Response 1: Thank you for your valuable suggestion, review and references. Indeed, we agree that this is a very interesting topic for future research that we did not think of before. We are grateful that you point this out to us.
We included a brief paragraph in the "Conclusion" section mentioning this topic and indicating it as a compelling direction for future work. We deeply appreciate your input, and we also believe that this strengthened our manuscript.
The colour used to highlight these changes is “blue”.
Point 2: Also, Because heat engines are crucial in quantum thermodynamics, I can recommend authors to improve that part by mentioning more recent works such as
Temperature control in dissipative cavities by entangled dimers, J. Phys. Chem. C 2019, 123, 7. https://doi.org/10.1021/acs.jpcc.8b11445
Work harvesting by q-deformed statistical mutations in an Otto engine, https://doi.org/10.48550/arXiv.2208.08565
Superradiant Quantum Heat Engine. Sci Rep 5, 12953 (2015). https://doi.org/10.1038/srep12953
Response 2: These are some interesting references that we missed. Thank you for calling our attention and indicating them to us.

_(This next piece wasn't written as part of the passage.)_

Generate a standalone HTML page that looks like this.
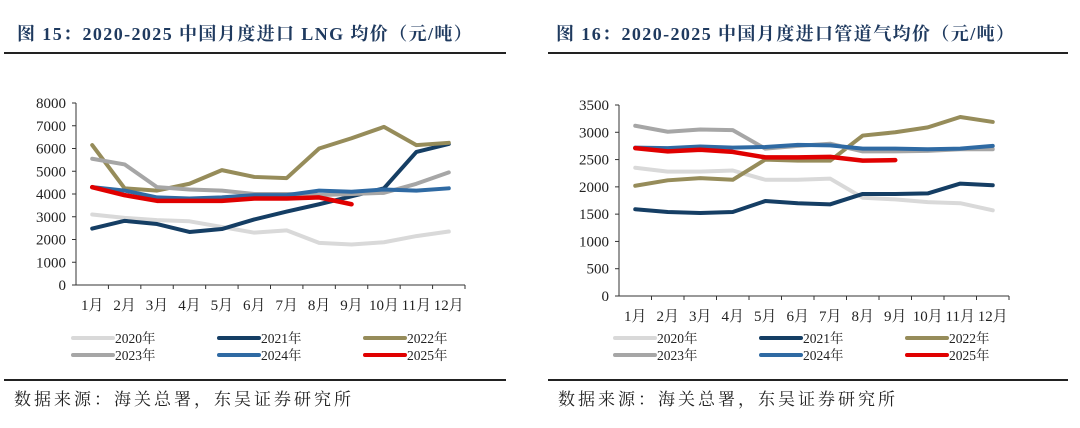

We agree entirely that heat engines are one of the most critical topics in the field nowadays, so these papers should be mentioned in our references.
We included them in the "Introduction" section, which definitely represents an improvement to our manuscript.
Round 2
Reviewer 2 Report
The authors have addressed all the points raised by the referees.
I do not have further comments, and I think the paper should be published.